Desde siempre, a mí todo esto me ha parecido muy sospechoso, y luego de pensarlo creo haber descubierto el origen de esta guerra en contra de los juicios de valor. Déjeme se lo adelanto: nos negamos a juzgar por mera conveniencia. Aquí mis argumentos:
1ero.- En un nivel muy básico, al no juzgar evitamos la fatiga, pues no debemos ponderar el fárrago de circunstancias que agravan o atenúan un caso.
2do.- Así como evitamos la fatiga, evitamos el hacernos responsables de emitir un dictamen justo o injusto, y ya se ha visto en la Historia que la gente huye de la responsabilidad como de las plagas.
3ero.- (Aquí los beneficios son más concretos para cada uno de nosotros). No juzgar a los demás es como firmar un pacto de no agresión: en la medida en que yo no juzgue, no seré juzgado. Esto último se parece a los pactos de inmunidad que firman el gobernador entrante y el saliente.
4to y último.- Cuando flotamos en este ambiente anti-juicios, implícitamente quedamos absueltos de juzgarnos a nosotros mismos y a nuestras acciones.
Ahora bien: esta nueva moda tiene un fin más profundo que evitarnos la incomodidad de juzgar y ser juzgados. En el fondo, el clima anti-juicios sostiene la idea fundacional de la modernidad de que todos somos iguales: si no juzgo, no puedo priorizar; si no priorizo, nada ni nadie vale más que su contraparte.
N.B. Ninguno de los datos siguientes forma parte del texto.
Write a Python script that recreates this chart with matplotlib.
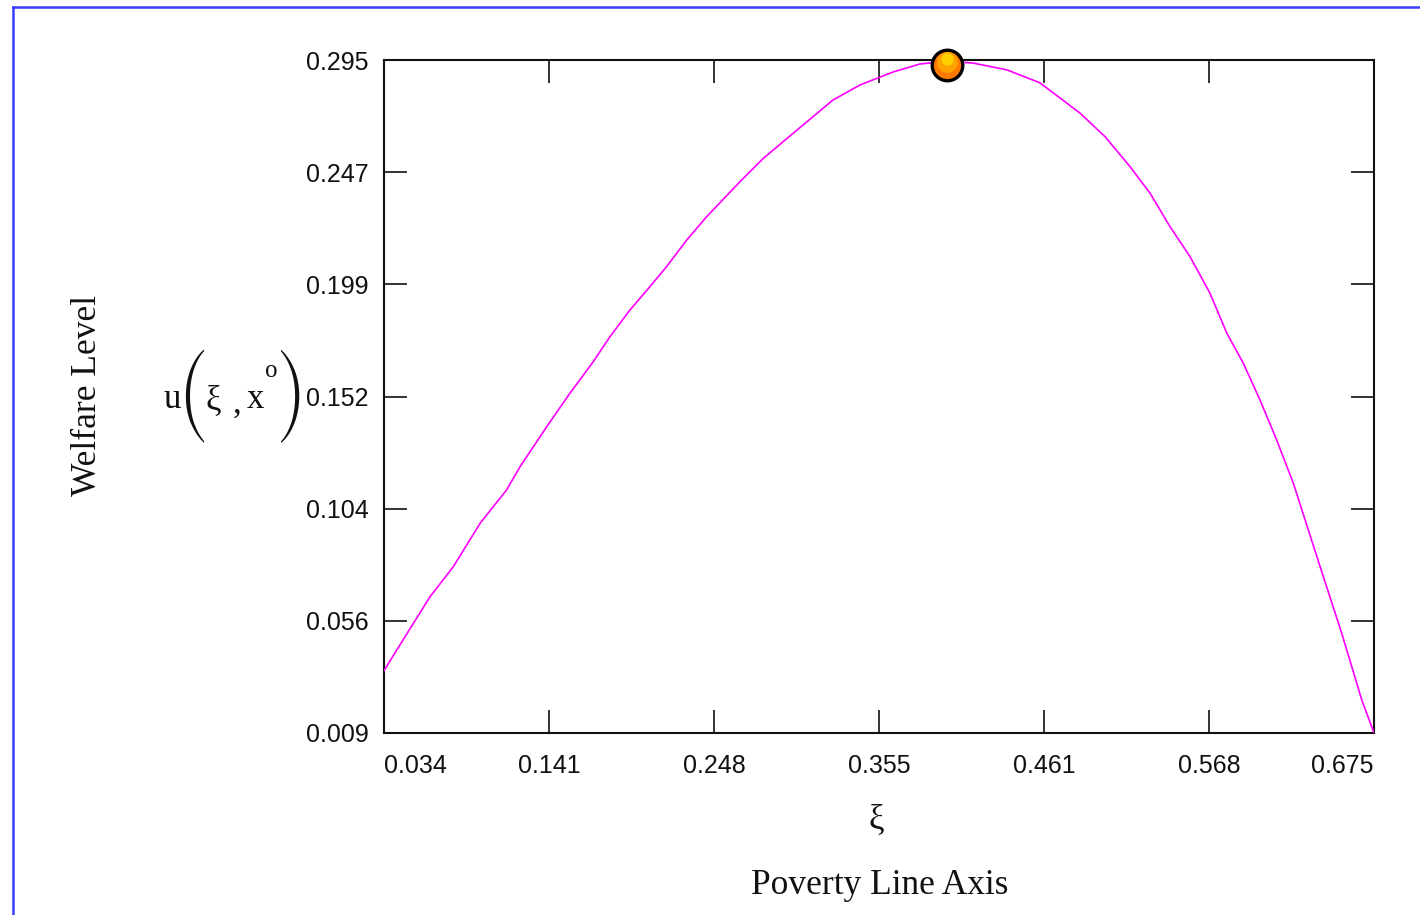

Se trata de una igualdad anodina y falsa, pero cómoda. Y es, claro, una ilusión: las cosas, personas o acciones no dejan de ser peores o mejores o falsas o verdaderas porque nos neguemos a decirlo. Por mucho que lo calle, yo no soy mejor escritor que Borges ni mi sobrina mejor retratista que Jacques-Louis David.
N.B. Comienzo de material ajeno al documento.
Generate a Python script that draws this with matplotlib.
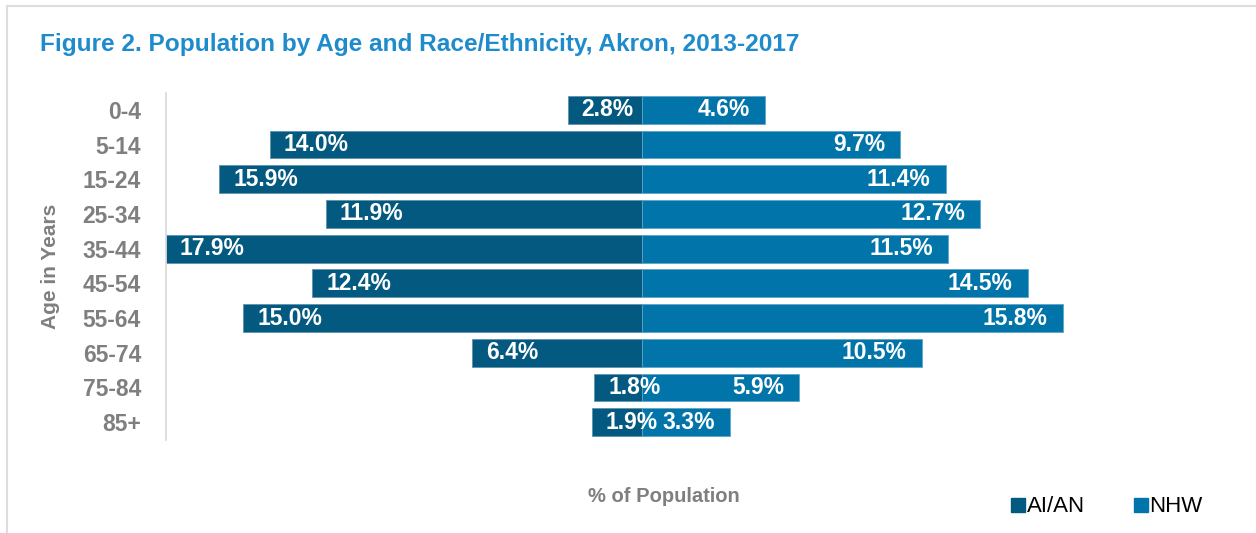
import matplotlib.pyplot as plt
from matplotlib.lines import Line2D
from matplotlib.patches import Rectangle

# Данные: доля населения по возрастным группам, %
age_groups = ['0-4', '5-14', '15-24', '25-34', '35-44', '45-54',
              '55-64', '65-74', '75-84', '85+']
aian = [2.8, 14.0, 15.9, 11.9, 17.9, 12.4, 15.0, 6.4, 1.8, 1.9]
nhw = [4.6, 9.7, 11.4, 12.7, 11.5, 14.5, 15.8, 10.5, 5.9, 3.3]

dark = '#03597F'
light = '#0174AA'
grey = '#7F7F7F'

plt.rcParams['font.family'] = ['Liberation Sans', 'DejaVu Sans']

fig = plt.figure(figsize=(12.56, 5.33), dpi=100)
ax = fig.add_axes([166 / 1256, 1 - 439.5 / 533, (1225 - 166) / 1256, (439.5 - 92.5) / 533])

y = list(range(len(age_groups)))
ax.barh(y, [-v for v in aian], height=0.8, color=dark, edgecolor='#5E93AE', linewidth=0.6)
ax.barh(y, nhw, height=0.8, color=light, edgecolor='#5FA4C8', linewidth=0.6)

# подписи внутри столбцов
for i in y:
    ax.annotate(f'{aian[i]:.1f}%', (-aian[i], i), xytext=(10, 0), textcoords='offset points',
                ha='left', va='center', color='white', fontsize=16.5, fontweight='bold')
    ax.annotate(f'{nhw[i]:.1f}%', (nhw[i], i), xytext=(-11, 0), textcoords='offset points',
                ha='right', va='center', color='white', fontsize=16.5, fontweight='bold')

ax.set_xlim(-17.9, 21.9)
ax.set_ylim(len(age_groups) - 0.5, -0.5)
ax.set_yticks(y)
ax.set_yticklabels(age_groups, color=grey, fontsize=16.5, fontweight='bold')
ax.tick_params(axis='y', length=0, pad=18)
ax.set_xticks([])
for s in ['top', 'right', 'bottom']:
    ax.spines[s].set_visible(False)
ax.spines['left'].set_color('#D9D9D9')
ax.spines['left'].set_linewidth(1.2)

fig.text(40 / 1256, 1 - 45 / 533, 'Figure 2. Population by Age and Race/Ethnicity, Akron, 2013-2017',
         color='#1E8BCD', fontsize=17.6, fontweight='bold', va='center', ha='left')
fig.text(50 / 1256, 1 - 266 / 533, 'Age in Years', rotation=90, color=grey,
         fontsize=15, fontweight='bold', va='center', ha='center')
fig.text(664 / 1256, 1 - 497 / 533, '% of Population', color=grey,
         fontsize=14.5, fontweight='bold', va='center', ha='center')

handles = [Line2D([], [], marker='s', linestyle='', markersize=10, color=dark),
           Line2D([], [], marker='s', linestyle='', markersize=10, color=light)]
fig.legend(handles, ['AI/AN', 'NHW'], loc='center left',
           bbox_to_anchor=(987 / 1256, 1 - 507 / 533), ncol=2, frameon=False,
           fontsize=16, handletextpad=-0.1, columnspacing=2.0, handlelength=1.0)

fig.patches.append(Rectangle((7 / 1256, -0.1), 1.2, 1 - 6 / 533 + 0.1, transform=fig.transFigure,
                             fill=False, edgecolor='#DDDDDD', linewidth=1.5))

fig.savefig('out.png', dpi=100)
Entiendo que, de hacer lo contrario, de promover los juicios (inteligentes, sabios, justos), se haría patente que hay cosas, personas e ideas mejores que otras, y que cada quien acabaría en su justo –pero muchas veces incómodo– lugar. Entiendo también que esto acabaría con la paz mental de los medianos, que hoy son mayoría. Así que, echando mano de mi afán demócrata, sugiero que continuemos con nuestra política anti-juicios creyendo que somos corteses, aunque en realidad sólo seamos cobardes.